• _Supplied data_:
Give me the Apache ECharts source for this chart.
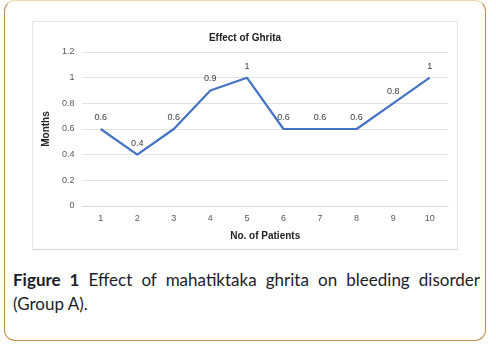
<!DOCTYPE html>
<html><head><meta charset="utf-8">
<script src="https://cdn.jsdelivr.net/npm/echarts@6/dist/echarts.min.js"></script>
<style>
html,body{margin:0;padding:0;background:#fff;width:496px;height:344px;overflow:hidden;}
#outer{position:absolute;left:4px;top:0px;width:482px;height:341px;border:1px solid #c48f4c;border-top-color:#ecd7b6;border-radius:11px;box-sizing:border-box;}
#chartbox{position:absolute;left:32px;top:21px;width:426px;height:229px;border:1px solid #e6e6e6;border-bottom-color:#d4d4d4;box-sizing:border-box;}
#chart{position:absolute;left:0;top:0;width:424px;height:227px;}
#cap{position:absolute;left:13px;top:268px;width:467px;font-family:"Lato","Open Sans",sans-serif;font-size:17px;line-height:24px;color:#1c1c28;text-align:justify;text-align-last:left;}
</style></head>
<body>
<div id="outer"></div>
<div id="chartbox"><div id="chart"></div></div>
<div id="cap"><b>Figure 1</b> Effect of mahatiktaka ghrita on bleeding disorder (Group A).</div>
<script>
var categories = ['1','2','3','4','5','6','7','8','9','10'];
var values = [0.6,0.4,0.6,0.9,1,0.6,0.6,0.6,0.8,1];
var yTicks = [0,0.2,0.4,0.6,0.8,1,1.2];
var chart = echarts.init(document.getElementById('chart'));
var font = 'Liberation Sans';
chart.setOption({
  animation:false,
  title:{text:'Effect of Ghrita',left:'center',top:6,textStyle:{fontFamily:font,fontSize:10,fontWeight:'bold',color:'#222'}},
  grid:{left:46,right:9,top:30,bottom:43},
  xAxis:{type:'category',data:categories,boundaryGap:true,
    name:'No. of Patients',nameLocation:'middle',nameGap:25,
    nameTextStyle:{fontFamily:font,fontSize:10,fontWeight:'bold',color:'#222'},
    axisLine:{lineStyle:{color:'#d9d9d9'}},axisTick:{show:false},
    axisLabel:{fontFamily:font,fontSize:9,color:'#595959',margin:8}},
  yAxis:{type:'value',min:0,max:1.2,interval:0.2,
    name:'Months',nameLocation:'middle',nameGap:26,
    nameTextStyle:{fontFamily:font,fontSize:10,fontWeight:'bold',color:'#222'},
    axisLine:{show:false},axisTick:{show:false},
    splitLine:{lineStyle:{color:'#e3e3e3'}},
    axisLabel:{fontFamily:font,fontSize:9,color:'#595959',margin:8,
      formatter:function(v){var r=Math.round(v*10)/10;return yTicks.indexOf(r)>=0?String(r):'';}}},
  series:[{type:'line',data:values,symbol:'circle',symbolSize:2,showSymbol:true,
    itemStyle:{color:'rgba(0,0,0,0)',borderWidth:0},
    lineStyle:{color:'#4472c4',width:2.2},
    label:{show:true,position:'top',distance:6,fontFamily:font,fontSize:9,color:'#404040'}}]
});
</script>
</body></html>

• _Directions for this task_: Your copy of the data above should match it exactly, except that pictures are left out.

• _Full solution_:
Give me the Apache ECharts source for this chart.
<!DOCTYPE html>
<html><head><meta charset="utf-8">
<script src="https://cdn.jsdelivr.net/npm/echarts@6/dist/echarts.min.js"></script>
<style>
html,body{margin:0;padding:0;background:#fff;width:496px;height:344px;overflow:hidden;}
#outer{position:absolute;left:4px;top:0px;width:482px;height:341px;border:1px solid #c48f4c;border-top-color:#ecd7b6;border-radius:11px;box-sizing:border-box;}
#chartbox{position:absolute;left:32px;top:21px;width:426px;height:229px;border:1px solid #e6e6e6;border-bottom-color:#d4d4d4;box-sizing:border-box;}
#chart{position:absolute;left:0;top:0;width:424px;height:227px;}
#cap{position:absolute;left:13px;top:268px;width:467px;font-family:"Lato","Open Sans",sans-serif;font-size:17px;line-height:24px;color:#1c1c28;text-align:justify;text-align-last:left;}
</style></head>
<body>
<div id="outer"></div>
<div id="chartbox"><div id="chart"></div></div>
<div id="cap"><b>Figure 1</b> Effect of mahatiktaka ghrita on bleeding disorder (Group A).</div>
<script>
var categories = ['1','2','3','4','5','6','7','8','9','10'];
var values = [0.6,0.4,0.6,0.9,1,0.6,0.6,0.6,0.8,1];
var yTicks = [0,0.2,0.4,0.6,0.8,1,1.2];
var chart = echarts.init(document.getElementById('chart'));
var font = 'Liberation Sans';
chart.setOption({
  animation:false,
  title:{text:'Effect of Ghrita',left:'center',top:6,textStyle:{fontFamily:font,fontSize:10,fontWeight:'bold',color:'#222'}},
  grid:{left:46,right:9,top:30,bottom:43},
  xAxis:{type:'category',data:categories,boundaryGap:true,
    name:'No. of Patients',nameLocation:'middle',nameGap:25,
    nameTextStyle:{fontFamily:font,fontSize:10,fontWeight:'bold',color:'#222'},
    axisLine:{lineStyle:{color:'#d9d9d9'}},axisTick:{show:false},
    axisLabel:{fontFamily:font,fontSize:9,color:'#595959',margin:8}},
  yAxis:{type:'value',min:0,max:1.2,interval:0.2,
    name:'Months',nameLocation:'middle',nameGap:26,
    nameTextStyle:{fontFamily:font,fontSize:10,fontWeight:'bold',color:'#222'},
    axisLine:{show:false},axisTick:{show:false},
    splitLine:{lineStyle:{color:'#e3e3e3'}},
    axisLabel:{fontFamily:font,fontSize:9,color:'#595959',margin:8,
      formatter:function(v){var r=Math.round(v*10)/10;return yTicks.indexOf(r)>=0?String(r):'';}}},
  series:[{type:'line',data:values,symbol:'circle',symbolSize:2,showSymbol:true,
    itemStyle:{color:'rgba(0,0,0,0)',borderWidth:0},
    lineStyle:{color:'#4472c4',width:2.2},
    label:{show:true,position:'top',distance:6,fontFamily:font,fontSize:9,color:'#404040'}}]
});
</script>
</body></html>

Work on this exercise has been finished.